## [Exercise]
From the entries below, copy out every line with "matplotlib" in it.

BEGIN Extracted entries

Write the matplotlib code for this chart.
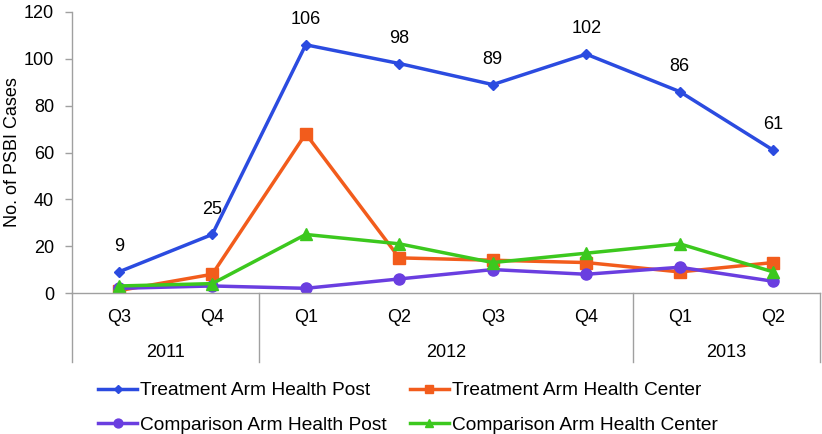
import matplotlib.pyplot as plt
import matplotlib.transforms as mtransforms

plt.rcParams['font.family'] = ['Liberation Sans', 'DejaVu Sans']

quarters = ['Q3', 'Q4', 'Q1', 'Q2', 'Q3', 'Q4', 'Q1', 'Q2']
years = ['2011', '2012', '2013']
year_spans = [2, 4, 2]

treat_post = [9, 25, 106, 98, 89, 102, 86, 61]
treat_center = [1, 8, 68, 15, 14, 13, 9, 13]
comp_post = [2, 3, 2, 6, 10, 8, 11, 5]
comp_center = [3, 4, 25, 21, 13, 17, 21, 9]

fig = plt.figure(figsize=(8.22, 4.34), dpi=100)
ax = fig.add_axes([72/822, 1 - 293/434, 748/822, 281/434])

x = list(range(len(quarters)))
l1, = ax.plot(x, treat_post, color='#2b4be0', marker='D', markersize=5, lw=2.5,
              label='Treatment Arm Health Post')
l2, = ax.plot(x, treat_center, color='#f25c1c', marker='s', markersize=8, lw=2.5,
              label='Treatment Arm Health Center')
l3, = ax.plot(x, comp_post, color='#6a3ee0', marker='o', markersize=8, lw=2.5,
              label='Comparison Arm Health Post')
l4, = ax.plot(x, comp_center, color='#3cc81e', marker='^', markersize=8, lw=2.5,
              label='Comparison Arm Health Center')

# data labels for the treatment health post series
for xi, v in zip(x, treat_post):
    ax.annotate(str(v), (xi, v), xytext=(0, 12), textcoords='offset points',
                ha='center', va='bottom', fontsize=13)

ax.set_xlim(-0.5, len(quarters) - 0.5)
ax.set_ylim(0, 120)
ax.set_yticks(range(0, 121, 20))
ax.tick_params(axis='y', labelsize=13, length=5, width=1, color='#a0a0a0', pad=8)
ax.set_xticks([])
ax.set_ylabel('No. of PSBI Cases', fontsize=13)
ax.yaxis.set_label_coords(-0.068, 0.5)
for s in ['top', 'right']:
    ax.spines[s].set_visible(False)
for s in ['left', 'bottom']:
    ax.spines[s].set_color('#a0a0a0')
    ax.spines[s].set_linewidth(1)

# two-level category axis
trans = mtransforms.blended_transform_factory(ax.transData, ax.transAxes)
for xi, q in zip(x, quarters):
    ax.text(xi, -0.088, q, transform=trans, ha='center', va='center', fontsize=13)
start = -0.5
bounds = [start]
for yr, span in zip(years, year_spans):
    ax.text(start + span / 2, -0.21, yr, transform=trans, ha='center', va='center',
            fontsize=13)
    start += span
    bounds.append(start)
for b in bounds:
    ax.plot([b, b], [0, -0.246], transform=trans, color='#a0a0a0', lw=1, clip_on=False)

fig.legend([l1, l3, l2, l4], [l1.get_label(), l3.get_label(), l2.get_label(), l4.get_label()],
           loc='upper left', bbox_to_anchor=(98/822, 1 - 382/434), ncol=2, frameon=False,
           fontsize=13.8, handlelength=2.05, handletextpad=0.15, columnspacing=1.2,
           labelspacing=0.9, borderaxespad=0, borderpad=0, markerscale=0.8)

fig.savefig('out.png', dpi=100)
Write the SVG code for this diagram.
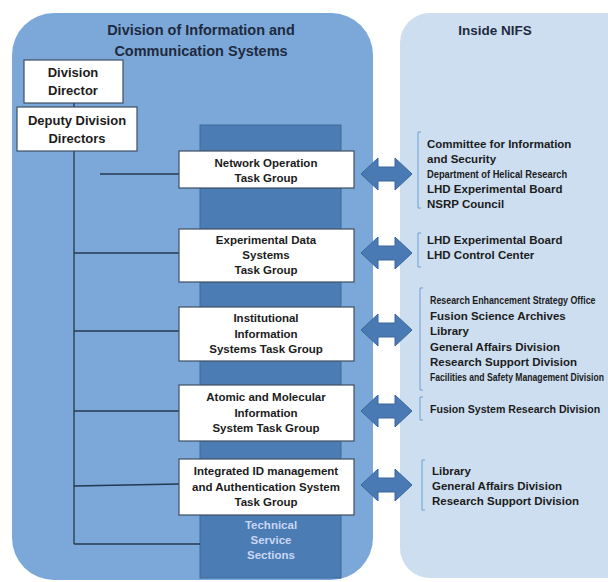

END Extracted entries

## [Output of the task]
Write the matplotlib code for this chart.
import matplotlib.pyplot as plt
import matplotlib.transforms as mtransforms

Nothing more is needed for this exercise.